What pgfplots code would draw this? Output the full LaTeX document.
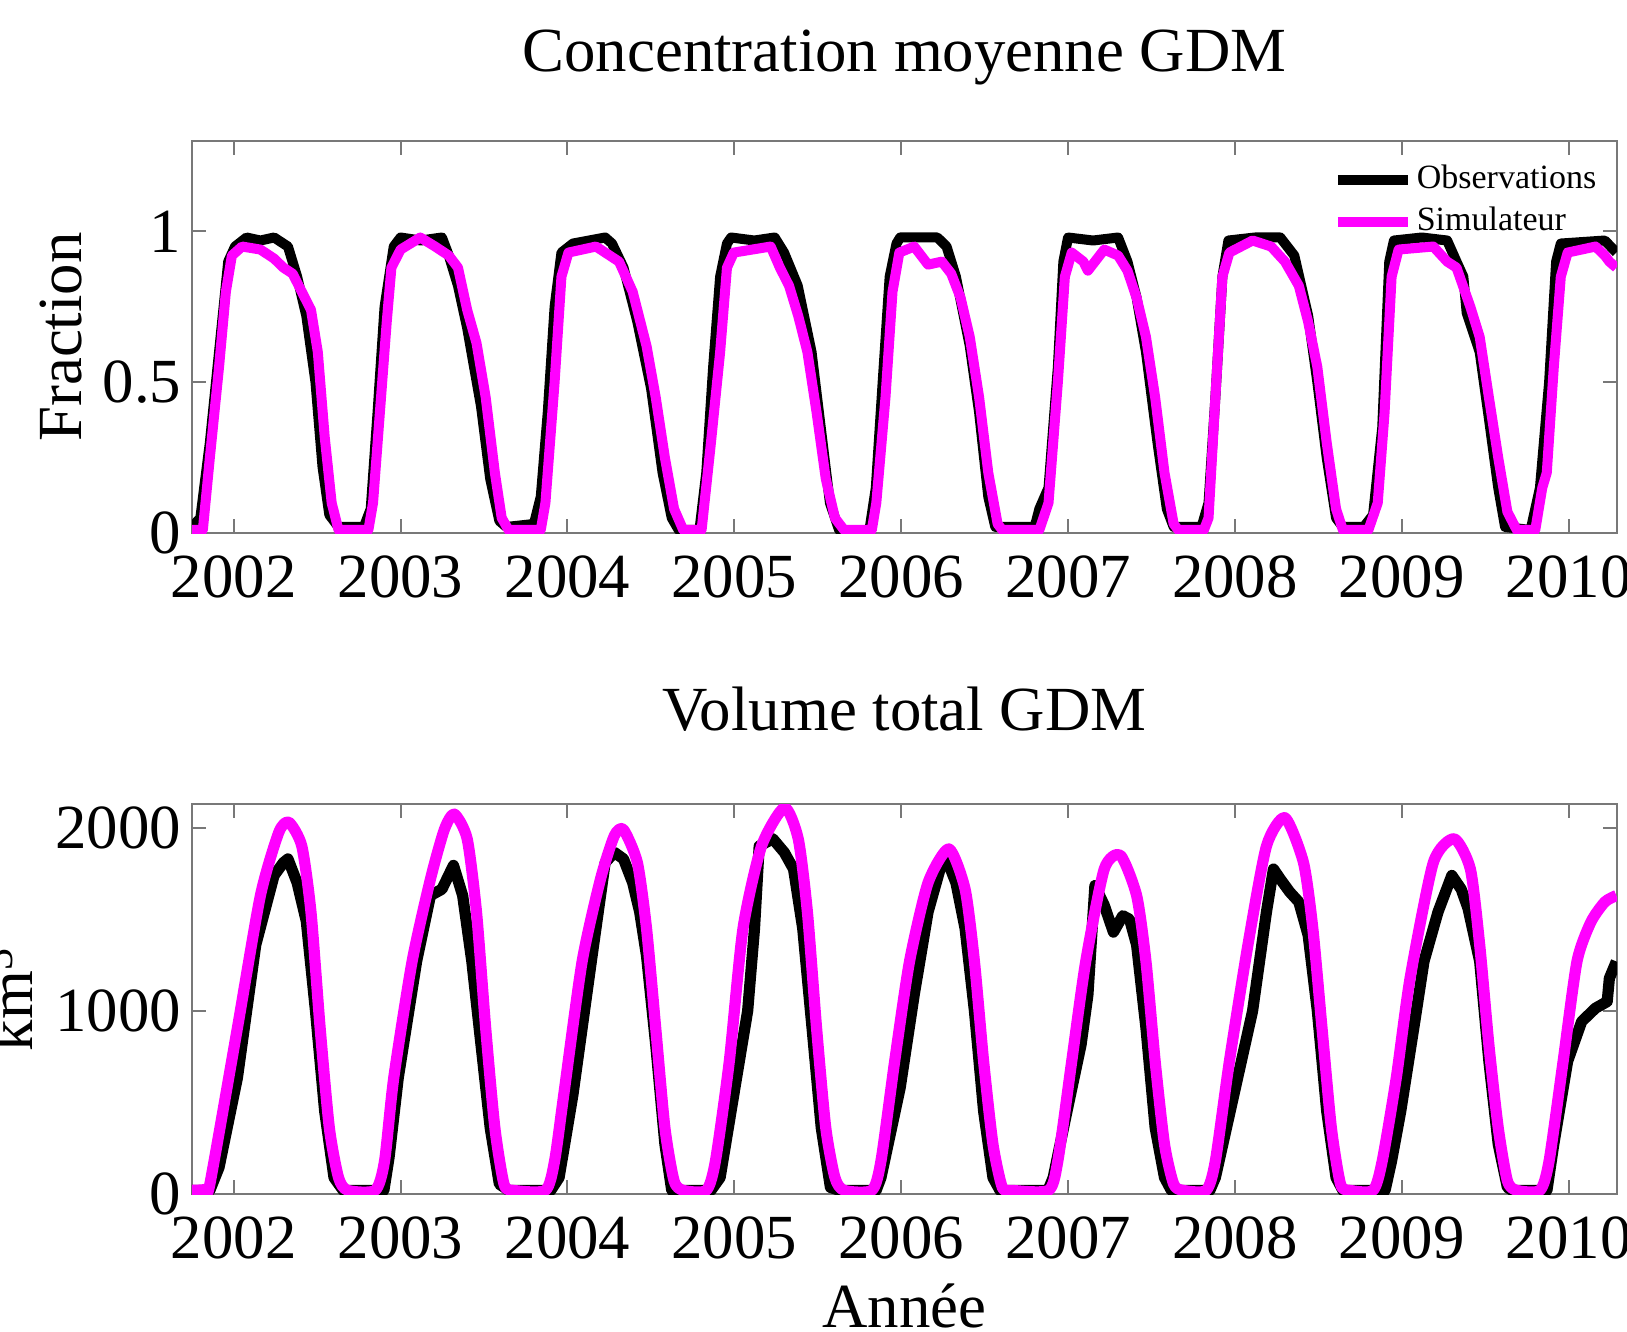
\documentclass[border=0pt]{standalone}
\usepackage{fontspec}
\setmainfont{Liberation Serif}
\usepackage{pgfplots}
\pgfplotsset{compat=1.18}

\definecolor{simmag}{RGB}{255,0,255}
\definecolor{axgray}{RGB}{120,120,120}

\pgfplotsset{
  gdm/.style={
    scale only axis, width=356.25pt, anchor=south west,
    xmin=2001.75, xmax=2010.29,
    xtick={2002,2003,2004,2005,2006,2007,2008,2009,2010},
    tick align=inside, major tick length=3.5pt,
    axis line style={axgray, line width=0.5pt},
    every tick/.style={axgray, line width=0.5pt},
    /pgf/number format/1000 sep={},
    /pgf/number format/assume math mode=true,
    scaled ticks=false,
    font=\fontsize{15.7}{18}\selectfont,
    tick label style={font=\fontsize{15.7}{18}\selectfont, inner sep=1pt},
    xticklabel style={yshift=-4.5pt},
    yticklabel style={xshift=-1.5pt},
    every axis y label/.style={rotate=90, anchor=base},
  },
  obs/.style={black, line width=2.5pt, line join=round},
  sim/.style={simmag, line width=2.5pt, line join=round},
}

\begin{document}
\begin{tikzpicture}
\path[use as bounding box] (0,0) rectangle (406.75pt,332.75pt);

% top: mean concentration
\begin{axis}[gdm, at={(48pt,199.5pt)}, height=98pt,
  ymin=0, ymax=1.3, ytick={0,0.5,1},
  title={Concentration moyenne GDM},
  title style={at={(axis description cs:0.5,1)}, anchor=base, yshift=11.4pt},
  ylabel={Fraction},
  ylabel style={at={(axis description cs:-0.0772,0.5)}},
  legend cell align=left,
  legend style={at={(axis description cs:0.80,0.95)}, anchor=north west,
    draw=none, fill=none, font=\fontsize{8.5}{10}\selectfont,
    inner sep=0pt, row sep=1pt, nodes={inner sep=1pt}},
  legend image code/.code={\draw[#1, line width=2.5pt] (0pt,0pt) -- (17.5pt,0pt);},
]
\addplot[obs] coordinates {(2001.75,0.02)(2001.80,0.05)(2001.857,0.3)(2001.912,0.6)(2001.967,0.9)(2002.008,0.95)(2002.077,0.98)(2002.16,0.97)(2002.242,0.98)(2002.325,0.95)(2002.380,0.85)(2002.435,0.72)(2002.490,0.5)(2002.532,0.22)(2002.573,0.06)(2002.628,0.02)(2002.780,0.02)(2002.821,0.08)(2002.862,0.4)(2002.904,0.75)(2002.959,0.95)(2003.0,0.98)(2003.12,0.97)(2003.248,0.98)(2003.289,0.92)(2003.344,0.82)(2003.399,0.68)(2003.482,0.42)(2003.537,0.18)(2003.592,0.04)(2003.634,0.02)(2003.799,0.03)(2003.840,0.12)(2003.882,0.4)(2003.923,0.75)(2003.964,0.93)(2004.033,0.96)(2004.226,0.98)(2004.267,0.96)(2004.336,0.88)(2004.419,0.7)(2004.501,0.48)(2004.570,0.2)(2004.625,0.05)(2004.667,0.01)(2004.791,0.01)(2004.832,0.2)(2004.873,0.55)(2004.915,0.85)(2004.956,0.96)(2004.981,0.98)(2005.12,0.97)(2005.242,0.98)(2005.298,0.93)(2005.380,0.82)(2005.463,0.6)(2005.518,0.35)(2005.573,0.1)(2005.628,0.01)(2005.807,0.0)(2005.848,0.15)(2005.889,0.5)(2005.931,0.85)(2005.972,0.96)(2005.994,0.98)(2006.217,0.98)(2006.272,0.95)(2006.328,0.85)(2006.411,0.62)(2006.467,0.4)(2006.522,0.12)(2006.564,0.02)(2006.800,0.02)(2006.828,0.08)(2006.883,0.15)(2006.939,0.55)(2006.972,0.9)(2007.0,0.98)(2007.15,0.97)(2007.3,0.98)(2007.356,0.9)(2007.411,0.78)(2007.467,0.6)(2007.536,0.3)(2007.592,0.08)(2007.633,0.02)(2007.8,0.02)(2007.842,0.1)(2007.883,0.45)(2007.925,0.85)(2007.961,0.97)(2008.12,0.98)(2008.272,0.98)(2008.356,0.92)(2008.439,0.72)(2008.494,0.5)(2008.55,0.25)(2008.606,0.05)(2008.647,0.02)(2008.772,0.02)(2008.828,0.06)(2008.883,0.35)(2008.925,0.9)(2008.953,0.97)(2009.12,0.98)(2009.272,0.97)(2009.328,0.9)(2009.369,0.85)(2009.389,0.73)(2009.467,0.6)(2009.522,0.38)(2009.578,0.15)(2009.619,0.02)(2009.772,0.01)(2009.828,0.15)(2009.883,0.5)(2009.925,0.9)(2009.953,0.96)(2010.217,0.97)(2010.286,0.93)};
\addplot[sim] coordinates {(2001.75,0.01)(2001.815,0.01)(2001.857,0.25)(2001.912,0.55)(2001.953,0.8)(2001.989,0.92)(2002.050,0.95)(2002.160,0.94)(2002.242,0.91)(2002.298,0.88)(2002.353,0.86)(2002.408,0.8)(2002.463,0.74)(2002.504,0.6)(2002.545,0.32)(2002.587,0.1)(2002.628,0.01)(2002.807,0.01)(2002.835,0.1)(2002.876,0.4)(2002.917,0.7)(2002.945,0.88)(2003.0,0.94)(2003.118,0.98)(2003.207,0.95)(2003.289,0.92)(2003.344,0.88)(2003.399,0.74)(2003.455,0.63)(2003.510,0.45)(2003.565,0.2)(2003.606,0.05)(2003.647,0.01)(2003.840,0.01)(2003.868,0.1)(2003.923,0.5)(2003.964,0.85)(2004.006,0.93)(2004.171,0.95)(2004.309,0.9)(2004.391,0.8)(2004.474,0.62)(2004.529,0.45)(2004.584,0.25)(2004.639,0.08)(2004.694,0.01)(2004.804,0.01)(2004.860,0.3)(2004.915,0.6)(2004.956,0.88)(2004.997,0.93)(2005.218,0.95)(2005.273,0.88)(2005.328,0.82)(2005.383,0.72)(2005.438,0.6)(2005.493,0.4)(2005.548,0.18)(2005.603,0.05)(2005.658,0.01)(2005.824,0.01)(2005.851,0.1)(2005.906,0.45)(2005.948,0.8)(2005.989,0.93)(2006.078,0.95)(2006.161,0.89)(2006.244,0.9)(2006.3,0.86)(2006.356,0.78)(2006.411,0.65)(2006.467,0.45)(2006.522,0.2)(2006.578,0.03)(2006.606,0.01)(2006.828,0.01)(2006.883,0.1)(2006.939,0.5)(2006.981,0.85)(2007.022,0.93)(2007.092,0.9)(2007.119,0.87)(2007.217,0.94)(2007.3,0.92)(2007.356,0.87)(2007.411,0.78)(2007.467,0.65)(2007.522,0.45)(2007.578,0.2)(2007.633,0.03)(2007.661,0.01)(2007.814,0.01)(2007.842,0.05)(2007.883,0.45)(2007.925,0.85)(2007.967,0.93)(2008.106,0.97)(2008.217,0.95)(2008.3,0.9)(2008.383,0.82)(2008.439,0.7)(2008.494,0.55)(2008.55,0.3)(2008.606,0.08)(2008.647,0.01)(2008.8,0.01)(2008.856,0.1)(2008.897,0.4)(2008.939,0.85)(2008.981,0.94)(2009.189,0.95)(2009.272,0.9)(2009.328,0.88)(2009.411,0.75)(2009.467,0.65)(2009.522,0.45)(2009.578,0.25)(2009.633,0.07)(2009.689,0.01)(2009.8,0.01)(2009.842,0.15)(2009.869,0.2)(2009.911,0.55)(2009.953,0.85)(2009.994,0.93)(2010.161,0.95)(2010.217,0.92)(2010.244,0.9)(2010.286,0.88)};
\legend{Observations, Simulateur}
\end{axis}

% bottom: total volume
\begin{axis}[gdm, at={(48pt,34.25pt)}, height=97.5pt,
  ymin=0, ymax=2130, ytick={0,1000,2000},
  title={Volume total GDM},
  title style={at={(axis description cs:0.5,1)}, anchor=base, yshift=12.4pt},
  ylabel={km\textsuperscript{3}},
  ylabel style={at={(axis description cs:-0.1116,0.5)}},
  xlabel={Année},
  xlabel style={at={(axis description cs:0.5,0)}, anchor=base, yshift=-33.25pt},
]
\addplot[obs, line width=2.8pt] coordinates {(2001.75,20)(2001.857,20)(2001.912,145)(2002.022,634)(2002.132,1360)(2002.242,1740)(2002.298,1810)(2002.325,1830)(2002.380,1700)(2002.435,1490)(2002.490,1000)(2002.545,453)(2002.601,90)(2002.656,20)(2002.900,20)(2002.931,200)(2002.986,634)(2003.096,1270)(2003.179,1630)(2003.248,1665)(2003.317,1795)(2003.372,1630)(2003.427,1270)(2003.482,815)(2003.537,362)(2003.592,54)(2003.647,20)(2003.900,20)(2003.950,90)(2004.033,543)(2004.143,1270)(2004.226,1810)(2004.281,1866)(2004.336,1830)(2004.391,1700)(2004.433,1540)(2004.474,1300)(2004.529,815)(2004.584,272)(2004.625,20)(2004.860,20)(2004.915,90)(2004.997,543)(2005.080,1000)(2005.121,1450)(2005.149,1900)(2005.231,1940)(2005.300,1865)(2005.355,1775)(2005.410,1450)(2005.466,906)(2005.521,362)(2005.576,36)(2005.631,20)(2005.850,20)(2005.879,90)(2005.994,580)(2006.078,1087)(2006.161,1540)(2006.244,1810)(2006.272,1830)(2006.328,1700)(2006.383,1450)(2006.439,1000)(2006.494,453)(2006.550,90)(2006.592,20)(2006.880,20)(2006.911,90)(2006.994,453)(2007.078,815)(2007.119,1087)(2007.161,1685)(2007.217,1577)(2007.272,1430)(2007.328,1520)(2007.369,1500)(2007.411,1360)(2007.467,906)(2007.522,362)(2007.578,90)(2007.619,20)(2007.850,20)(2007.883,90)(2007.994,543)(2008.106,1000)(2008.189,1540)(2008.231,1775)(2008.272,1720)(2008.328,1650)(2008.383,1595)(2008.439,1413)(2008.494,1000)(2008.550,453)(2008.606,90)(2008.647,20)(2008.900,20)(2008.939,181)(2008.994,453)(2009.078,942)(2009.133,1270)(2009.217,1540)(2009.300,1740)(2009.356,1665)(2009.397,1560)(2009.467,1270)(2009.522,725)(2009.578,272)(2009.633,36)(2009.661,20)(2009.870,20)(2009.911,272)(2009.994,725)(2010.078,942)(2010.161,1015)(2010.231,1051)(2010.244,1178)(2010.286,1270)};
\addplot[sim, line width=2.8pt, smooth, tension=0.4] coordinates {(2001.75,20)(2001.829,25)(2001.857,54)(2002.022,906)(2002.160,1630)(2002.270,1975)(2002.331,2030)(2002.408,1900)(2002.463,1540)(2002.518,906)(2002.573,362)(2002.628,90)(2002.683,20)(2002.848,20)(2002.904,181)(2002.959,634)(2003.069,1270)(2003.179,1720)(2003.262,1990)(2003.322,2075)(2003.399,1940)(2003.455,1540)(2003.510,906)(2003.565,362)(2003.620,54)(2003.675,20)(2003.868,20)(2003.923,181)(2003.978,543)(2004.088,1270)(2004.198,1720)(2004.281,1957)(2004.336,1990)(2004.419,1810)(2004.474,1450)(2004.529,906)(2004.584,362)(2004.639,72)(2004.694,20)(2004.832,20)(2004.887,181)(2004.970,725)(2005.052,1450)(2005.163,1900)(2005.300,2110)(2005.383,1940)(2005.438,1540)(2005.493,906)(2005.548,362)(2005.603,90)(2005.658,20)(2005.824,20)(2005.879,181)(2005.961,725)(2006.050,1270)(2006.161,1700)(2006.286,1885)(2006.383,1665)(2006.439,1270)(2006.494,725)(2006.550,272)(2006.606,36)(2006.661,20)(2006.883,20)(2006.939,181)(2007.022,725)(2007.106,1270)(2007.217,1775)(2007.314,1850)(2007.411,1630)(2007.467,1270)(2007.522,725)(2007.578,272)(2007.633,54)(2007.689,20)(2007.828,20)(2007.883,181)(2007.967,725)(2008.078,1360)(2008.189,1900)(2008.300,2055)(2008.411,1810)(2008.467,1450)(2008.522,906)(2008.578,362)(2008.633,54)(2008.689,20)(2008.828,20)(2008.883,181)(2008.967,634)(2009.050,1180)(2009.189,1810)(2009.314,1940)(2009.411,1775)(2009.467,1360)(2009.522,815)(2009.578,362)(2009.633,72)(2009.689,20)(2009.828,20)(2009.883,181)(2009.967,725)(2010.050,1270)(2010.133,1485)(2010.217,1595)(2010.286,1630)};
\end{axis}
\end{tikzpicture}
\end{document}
*-*-*
» **Work to be completed**
Go from the first line of the data above to the line containing "(0,0) rectangle (406.75pt,332.75pt);" and retype exactly those lines, both included, but none of the pictures.

» **Full response**
What pgfplots code would draw this? Output the full LaTeX document.
\documentclass[border=0pt]{standalone}
\usepackage{fontspec}
\setmainfont{Liberation Serif}
\usepackage{pgfplots}
\pgfplotsset{compat=1.18}

\definecolor{simmag}{RGB}{255,0,255}
\definecolor{axgray}{RGB}{120,120,120}

\pgfplotsset{
  gdm/.style={
    scale only axis, width=356.25pt, anchor=south west,
    xmin=2001.75, xmax=2010.29,
    xtick={2002,2003,2004,2005,2006,2007,2008,2009,2010},
    tick align=inside, major tick length=3.5pt,
    axis line style={axgray, line width=0.5pt},
    every tick/.style={axgray, line width=0.5pt},
    /pgf/number format/1000 sep={},
    /pgf/number format/assume math mode=true,
    scaled ticks=false,
    font=\fontsize{15.7}{18}\selectfont,
    tick label style={font=\fontsize{15.7}{18}\selectfont, inner sep=1pt},
    xticklabel style={yshift=-4.5pt},
    yticklabel style={xshift=-1.5pt},
    every axis y label/.style={rotate=90, anchor=base},
  },
  obs/.style={black, line width=2.5pt, line join=round},
  sim/.style={simmag, line width=2.5pt, line join=round},
}

\begin{document}
\begin{tikzpicture}
\path[use as bounding box] (0,0) rectangle (406.75pt,332.75pt);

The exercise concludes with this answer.